It’s interesting to reflect on how there are so many rhythms simply built into creation and we operate in conjunction with those rhythms almost without thinking. The seasons change and we adjust accordingly. You dress differently based on the seasons. You plan your activities for the time of year best suited for them. Your expectations for the world around you reflect this time also. Spring brings rain and new growth. Summer brings warmth and bright colors all around. Autumn brings cooler weather and changes in the trees. Winter mutes the colors all around us until the cycle can begin again.
Each year we go through this cycle and we know how to operate within it. Unseasonable weather isn’t a problem in and of itself. Snow, rain, and heat are all things you deal with every year already, depending on where you live. Unseasonable weather is only a problem because it does not flow along the usual rhythm we expect out of the year. It forces us to alter course for a bit until the rhythm of seasons reasserts itself and we can go back to what we expect.
The week itself does this too. The seven day week is so ingrained in us that it is almost universally observed, not just around the world but also throughout all of history. The few adjustments that show up are fleeting and often are temporary. It is one of the basic building blocks upon which our society operates and we all, quite naturally, fall into the rhythm of the week.

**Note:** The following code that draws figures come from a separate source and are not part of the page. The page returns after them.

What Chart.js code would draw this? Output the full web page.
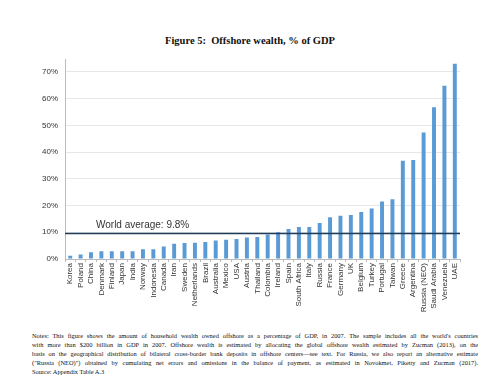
<!DOCTYPE html>
<html>
<head>
<meta charset="utf-8">
<script src="https://cdn.jsdelivr.net/npm/chart.js@4"></script>
<style>
  html, body { margin: 0; padding: 0; background: #fff; }
  body { width: 500px; height: 386px; position: relative; overflow: hidden; }
  #title {
    position: absolute; left: 0; top: 35px; width: 500px; text-align: center;
    font-family: "Liberation Serif", serif; font-weight: bold; font-size: 10.5px; color: #111;
  }
  #wrap { position: absolute; left: 0; top: 48px; width: 500px; height: 275px; }
  #notes {
    position: absolute; left: 32px; top: 331px; width: 446px;
    font-family: "Liberation Serif", serif; font-size: 6.4px; line-height: 9px; color: #111;
  }
  #notes div { text-align: justify; text-align-last: justify; white-space: nowrap; overflow: hidden; }
  #notes div.last { text-align-last: left; }
</style>
</head>
<body>
<div id="title">Figure 5:&nbsp; Offshore wealth, % of GDP</div>
<div id="wrap"><canvas id="chart"></canvas></div>
<div id="notes">
  <div>Notes: This figure shows the amount of household wealth owned offshore as a percentage of GDP, in 2007. The sample includes all the world's countries</div>
  <div>with more than $200 billion in GDP in 2007. Offshore wealth is estimated by allocating the global offshore wealth estimated by Zucman (2013), on the</div>
  <div>basis on the geographical distribution of bilateral cross-border bank deposits in offshore centers—see text. For Russia, we also report an alternative estimate</div>
  <div>("Russia (NEO)") obtained by cumulating net errors and omissions in the balance of payment, as estimated in Novokmet, Piketty and Zucman (2017).</div>
  <div class="last">Source: Appendix Table A.3</div>
</div>
<script>
// pays, trié par richesse offshore croissante
const countries = [
  'Korea', 'Poland', 'China', 'Denmark', 'Finland', 'Japan', 'India', 'Norway',
  'Indonesia', 'Canada', 'Iran', 'Sweden', 'Netherlands', 'Brazil', 'Australia',
  'Mexico', 'USA', 'Austria', 'Thailand', 'Colombia', 'Ireland', 'Spain',
  'South Africa', 'Italy', 'Russia', 'France', 'Germany', 'UK', 'Belgium',
  'Turkey', 'Portugal', 'Taiwan', 'Greece', 'Argentina', 'Russia (NEO)',
  'Saudi Arabia', 'Venezuela', 'UAE'
];
// % of GDP
const offshoreWealth = [
  1.2, 1.7, 2.5, 2.9, 2.9, 2.9, 2.9, 3.6,
  3.6, 4.7, 5.7, 6.0, 6.1, 6.4, 6.9,
  7.2, 7.5, 8.0, 8.2, 9.2, 10.0, 11.2,
  12.0, 12.0, 13.5, 15.6, 16.2, 16.5, 17.6,
  18.9, 21.5, 22.3, 36.7, 37.0, 47.3,
  56.8, 64.8, 73.0
];
const worldAverage = 9.8;
const yTicks = [0, 10, 20, 30, 40, 50, 60, 70];

// ligne de moyenne mondiale sur toute la largeur
const avgLinePlugin = {
  id: 'avgLine',
  afterDatasetsDraw(chart) {
    const { ctx, chartArea, scales } = chart;
    const y = Math.round(scales.y.getPixelForValue(worldAverage)) + 0.5;
    ctx.save();
    ctx.strokeStyle = '#1f3c5c';
    ctx.lineWidth = 1.3;
    ctx.beginPath();
    ctx.moveTo(chartArea.left, y);
    ctx.lineTo(chartArea.right, y);
    ctx.stroke();
    ctx.fillStyle = '#333';
    ctx.font = '10px "Liberation Sans", Arial, sans-serif';
    ctx.textBaseline = 'alphabetic';
    ctx.fillText(`World average: ${worldAverage}%`, chartArea.left + 31, y - 6);
    ctx.restore();
  }
};

new Chart(document.getElementById('chart'), {
  type: 'bar',
  data: {
    labels: countries,
    datasets: [{
      data: offshoreWealth,
      backgroundColor: '#5b9bd5',
      borderWidth: 0,
      barPercentage: 0.38,
      categoryPercentage: 1
    }]
  },
  options: {
    responsive: true,
    maintainAspectRatio: false,
    animation: false,
    layout: { padding: { left: 0, right: 40, top: 7, bottom: 0 } },
    plugins: { legend: { display: false }, tooltip: { enabled: false } },
    scales: {
      x: {
        afterFit: (scale) => { scale.height = 64; },
        grid: { display: true, offset: true, drawOnChartArea: false, tickLength: 3, color: '#bbb' },
        border: { color: '#bbb' },
        ticks: {
          autoSkip: false, maxRotation: 90, minRotation: 90, padding: 1,
          color: '#333', font: { family: '"Liberation Sans", Arial, sans-serif', size: 8 }
        }
      },
      y: {
        min: 0,
        max: 74.5,
        afterFit: (scale) => { scale.width = 65; },
        afterBuildTicks: (scale) => { scale.ticks = yTicks.map(v => ({ value: v })); },
        grid: { color: '#e6e6e6', tickLength: 0 },
        border: { color: '#bbb' },
        ticks: {
          padding: 7,
          color: '#333',
          font: { family: '"Liberation Sans", Arial, sans-serif', size: 8 },
          callback: (v) => v + '%'
        }
      }
    }
  },
  plugins: [avgLinePlugin]
});
</script>
</body>
</html>
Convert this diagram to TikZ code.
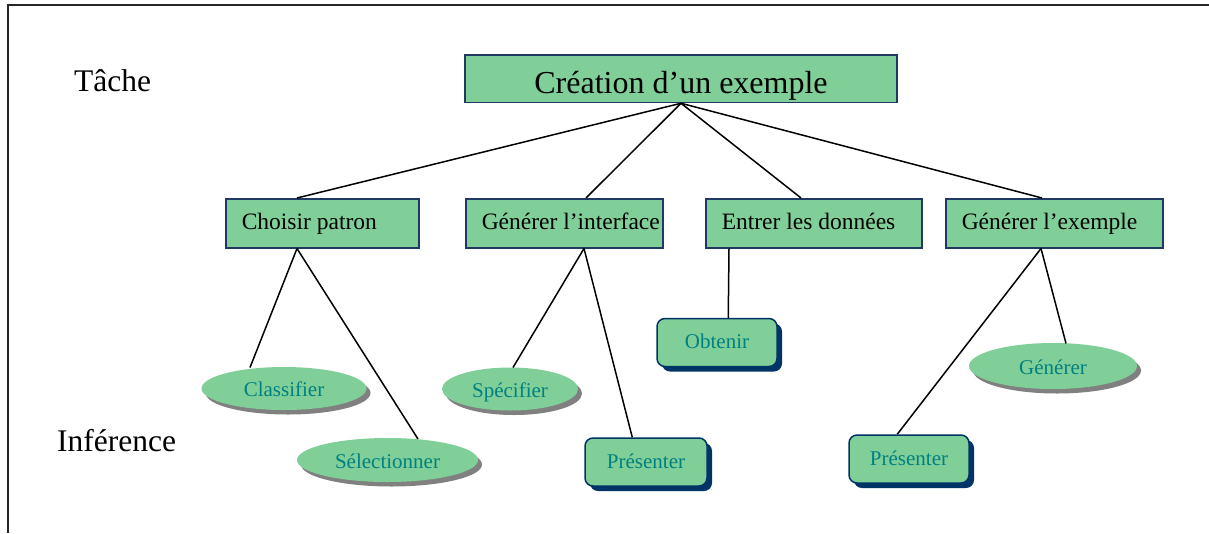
\documentclass[tikz,border=0pt]{standalone}
\usepackage{fontspec}
\setmainfont{Liberation Serif}
\usetikzlibrary{shapes.geometric,shadows}
\definecolor{boxgreen}{RGB}{128,207,152}
\definecolor{navy}{RGB}{0,51,102}
\definecolor{edgeblue}{RGB}{31,56,100}
\definecolor{infteal}{RGB}{0,128,128}
\begin{document}
\begin{tikzpicture}[x=1pt,y=-1pt,
  frame/.style={line width=2.2pt, black!85},
  levellabel/.style={anchor=base west, inner sep=0pt, font=\fontsize{31.5}{37}\selectfont},
  topbox/.style={rectangle, draw=edgeblue, line width=1.5pt, fill=boxgreen,
    minimum width=432pt, minimum height=47.5pt, inner sep=0pt,
    text height=30pt, text depth=0pt, font=\fontsize{32}{38}\selectfont},
  taskbox/.style={rectangle, draw=edgeblue, line width=1.5pt, fill=boxgreen,
    anchor=north west, inner xsep=0pt, inner ysep=0pt, minimum height=49pt,
    text height=16pt, text depth=4pt,
    font=\fontsize{23.5}{28}\selectfont},
  infell/.style={ellipse, fill=boxgreen, inner sep=0pt, text=infteal,
    text height=16pt, text depth=0pt, font=\fontsize{21}{25}\selectfont,
    drop shadow={shadow xshift=4pt, shadow yshift=-4.5pt, fill=black!50, opacity=1}},
  infbox/.style={rectangle, rounded corners=8pt, draw=navy, line width=1.5pt,
    fill=boxgreen, text=infteal, inner sep=0pt, minimum height=48pt,
    text height=16pt, text depth=4pt, font=\fontsize{21}{25}\selectfont,
    drop shadow={shadow xshift=5pt, shadow yshift=-5pt, fill=navy, opacity=1}},
  conn/.style={line width=1.5pt, black}]

\useasboundingbox (0,0) rectangle (1209,533);

% page frame (top and left rules)
\draw[frame] (8,533) -- (8,5) -- (1209,5);

% level labels
\node[levellabel] (tache) at (74,91) {Tâche};
\node[levellabel] (inference) at (57,451) {Inférence};

% task level
\node[topbox] (creation) at (681,78.75) {Création d’un exemple};

% sub-tasks: text set flush left with a 16pt indent inside a fixed-width box
\node[taskbox] (choisir)   at (225,198) {\makebox[193pt][l]{\hspace*{16pt}Choisir patron}};
\node[taskbox] (interface) at (465,198) {\makebox[197pt][l]{\hspace*{16pt}Générer l’interface}};
\node[taskbox] (entrer)    at (705,198) {\makebox[216pt][l]{\hspace*{16pt}Entrer les données}};
\node[taskbox] (exemple)   at (945,198) {\makebox[217pt][l]{\hspace*{16pt}Générer l’exemple}};

% inference level
\node[infell, minimum width=165pt, minimum height=43pt] (classifier) at (284,388.5) {Classifier};
\node[infell, minimum width=181pt, minimum height=44pt] (selection)  at (387.5,460) {Sélectionner};
\node[infell, minimum width=136pt, minimum height=43pt] (specifier)  at (510,389) {Spécifier};
\node[infell, minimum width=168pt, minimum height=46pt] (generer)    at (1053,366) {Générer};

\node[infbox, minimum width=120pt] (obtenir)    at (717,342.5) {Obtenir};
\node[infbox, minimum width=122pt] (presenterA) at (646,462) {Présenter};
\node[infbox, minimum width=120pt] (presenterB) at (909,459) {Présenter};

% task decomposition
\draw[conn] (creation.south) -- ([xshift=72pt]choisir.north west);
\draw[conn] (creation.south) -- ([xshift=121pt]interface.north west);
\draw[conn] (creation.south) -- ([xshift=96pt]entrer.north west);
\draw[conn] (creation.south) -- ([xshift=97pt]exemple.north west);

% inferences of each sub-task
\draw[conn] ([xshift=72pt]choisir.south west) -- ([shift={(-34,-21)}]classifier.center);
\draw[conn] ([xshift=72pt]choisir.south west) -- ([shift={(30.5,-21)}]selection.center);
\draw[conn] ([xshift=119pt]interface.south west) -- ([shift={(3,-21.5)}]specifier.center);
\draw[conn] ([xshift=119pt]interface.south west) -- ([xshift=48pt]presenterA.north west);
\draw[conn] ([xshift=24pt]entrer.south west) -- ([xshift=72pt]obtenir.north west);
\draw[conn] ([xshift=96pt]exemple.south west) -- ([shift={(13,-22.5)}]generer.center);
\draw[conn] ([xshift=96pt]exemple.south west) -- ([xshift=49pt]presenterB.north west);
\end{tikzpicture}
\end{document}
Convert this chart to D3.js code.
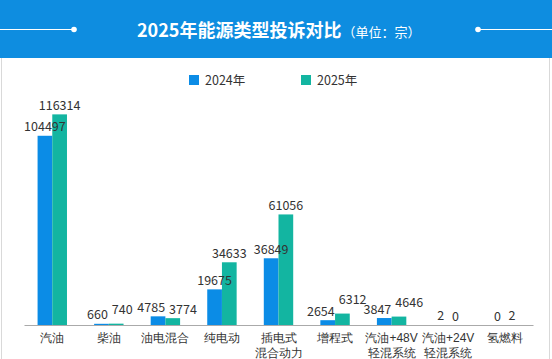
<!DOCTYPE html>
<html><head><meta charset="utf-8">
<script src="https://cdn.jsdelivr.net/npm/d3@7"></script>
<style>
html,body{margin:0;padding:0;background:#fff;}
svg{display:block;font-family:"Noto Sans CJK SC","Noto Sans",sans-serif;}
</style></head>
<body><svg id="c" width="552" height="359"></svg>
<script>
const categories = ["汽油","柴油","油电混合","纯电动","插电式\n混合动力","增程式","汽油+48V\n轻混系统","汽油+24V\n轻混系统","氢燃料"];
const seriesNames = ["2024年","2025年"];
const values2024 = [104497,660,4785,19675,36849,2654,3847,2,0];
const values2025 = [116314,740,3774,34633,61056,6312,4646,0,2];
const colors = ["#0b8ce6","#13b5a1"];

const svg = d3.select("#c");
const W = 552, H = 359;

// header
svg.append("rect").attr("x",0).attr("y",0).attr("width",W).attr("height",58).attr("fill","#0e8de0");
svg.append("line").attr("x1",0).attr("x2",74).attr("y1",29.5).attr("y2",29.5).attr("stroke","#fff").attr("stroke-width",1.2);
svg.append("circle").attr("cx",74).attr("cy",29.5).attr("r",2.8).attr("fill","#fff");
svg.append("line").attr("x1",478).attr("x2",W).attr("y1",29.5).attr("y2",29.5).attr("stroke","#fff").attr("stroke-width",1.2);
svg.append("circle").attr("cx",478).attr("cy",29.5).attr("r",2.8).attr("fill","#fff");
const title = svg.append("text").attr("x",137).attr("y",37).attr("fill","#fff");
title.append("tspan").attr("font-size",18).attr("font-weight","bold").text("2025年能源类型投诉对比");
title.append("tspan").attr("font-size",13).attr("dx",1).text("（单位：宗）");

// side borders
svg.append("line").attr("x1",1.5).attr("x2",1.5).attr("y1",58).attr("y2",H).attr("stroke","#d9d9d9");
svg.append("line").attr("x1",549.5).attr("x2",549.5).attr("y1",58).attr("y2",H).attr("stroke","#d9d9d9");

// legend
const lg = svg.append("g");
[[189,205],[301,317]].forEach((p,i)=>{
  lg.append("rect").attr("x",p[0]).attr("y",75).attr("width",10).attr("height",10).attr("fill",colors[i]);
  lg.append("text").attr("x",p[1]).attr("y",84.5).attr("font-size",12.5).attr("fill","#333").text(seriesNames[i]);
});

// scales
const x0 = d3.scaleBand().domain(categories).range([24,533]).paddingInner(0.48).paddingOuter(0.24);
const x1 = d3.scaleBand().domain(seriesNames).range([0,x0.bandwidth()]);
const y = d3.scaleLinear().domain([0,120000]).range([325,107.7]);

const data = categories.map((c,i)=>({c, v:[values2024[i],values2025[i]]}));

const g = svg.append("g");
data.forEach(d=>{
  d.v.forEach((v,j)=>{
    const bx = x0(d.c)+x1(seriesNames[j]);
    g.append("rect").attr("x",bx).attr("y",y(v)).attr("width",x1.bandwidth()).attr("height",y(0)-y(v)).attr("fill",colors[j]);
  });
});

// value labels with simple overlap avoidance
data.forEach(d=>{
  const labs = d.v.map((v,j)=>{
    const bx = x0(d.c)+x1(seriesNames[j]);
    const t = g.append("text").attr("x",bx+x1.bandwidth()/2).attr("y",y(v)-4.5).attr("text-anchor","middle")
      .attr("font-size",12.5).attr("fill","#333").text(v);
    const w = t.node().getComputedTextLength();
    return {t, cx: bx+x1.bandwidth()/2, cy: y(v)-4.5, w};
  });
  const [a,b] = labs;
  const need = (a.w+b.w)/2 + 4;
  const dist = b.cx - a.cx;
  if (Math.abs(a.cy-b.cy) < 10 && dist < need) {
    const ov = need - dist;
    a.t.attr("x", a.cx - ov*0.4);
    b.t.attr("x", b.cx + ov*0.6);
    if (b.cy <= a.cy + 1) b.t.attr("y", b.cy - 5);
  }
});

// x axis
const ax = svg.append("g").attr("transform","translate(0,325)").call(d3.axisBottom(x0).tickSize(0).tickFormat(""));
ax.select(".domain").attr("stroke","#aaa").attr("stroke-width",1.2);
ax.selectAll(".tick").each(function(d){
  const t = d3.select(this);
  const lines = d.split("\n");
  const tx = t.append("text").attr("fill","#333").attr("font-size",12).attr("text-anchor","middle");
  lines.forEach((l,k)=>tx.append("tspan").attr("x",0).attr("y",16.5+k*15).text(l));
});
</script></body></html>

It is here again that the liturgy finds us. The liturgical year establishes a rhythm. By following in the footsteps of Christ from year to year, we also walk through many of the different aspects of our spiritual lives. Repentance in Advent, followed by the remembrance of God’s promise fulfilled at Christmas. Epiphany calls us to reflect on our own calling to be part of the people of God. Lent reminds us of the need for ongoing repentance and that the dangers of sin are ever-present. Easter shows us the glory of God’s triumph, bringing life and immortality to light. We see a picture of the end and what our own lives will be like as we are joined to Christ. Pentecost then reminds us we are a part of God’s kingdom not just in eternity, but also here and now. The Pentecost season winds down by showing us that the eager expectation of the saints in the Old Testament is carried forward to our own day. What God promised and fulfilled once by sending His Son, He has promised and will fulfill again.
One, often overlooked, reason for lethargy in church and personal life is “unseasonable weather.” When you are out of step with the rhythms of the liturgy, your walk with Jesus and reception of His Word may not flow as intended. This is one reason why the church finds itself at odds with the outside world during Advent. The rest of the world is gearing up for Christmas from a commercial perspective and, once Christmas has come and gone, has no need for it anymore. In the church, Christmas is just the beginning of the celebration and it becomes increasingly difficult to focus on Advent when the world has distorted it to the extent it has.
Up until fairly recently, the local parish was the center of community and family life. The liturgical rhythms were the foundation of everything that went on around it. Sadly, that has ceased to be the case in the Western world. But it doesn’t have to be that way. Taking extra time to be a part of what the church is doing often sounds like an added burden, but, for those who make the effort to do so, the rewards are innumerable. Conforming your life to the life of Christ will benefit you in ways you can’t even imagine. As St. Paul discovered, the more you focus on Christ, the more the rest of your life falls into place as your trust in God grows.
This Lenten season, immerse yourself in the liturgical rhythms of the church. Find the time to be a part of Lenten worship, especially through Holy Week. Find an Easter vigil at a church near you. God created the rhythms of creation to order and organize your life. Those rhythms continue in the church. He created them for your benefit. Use them and you will see firsthand what a blessing they can be.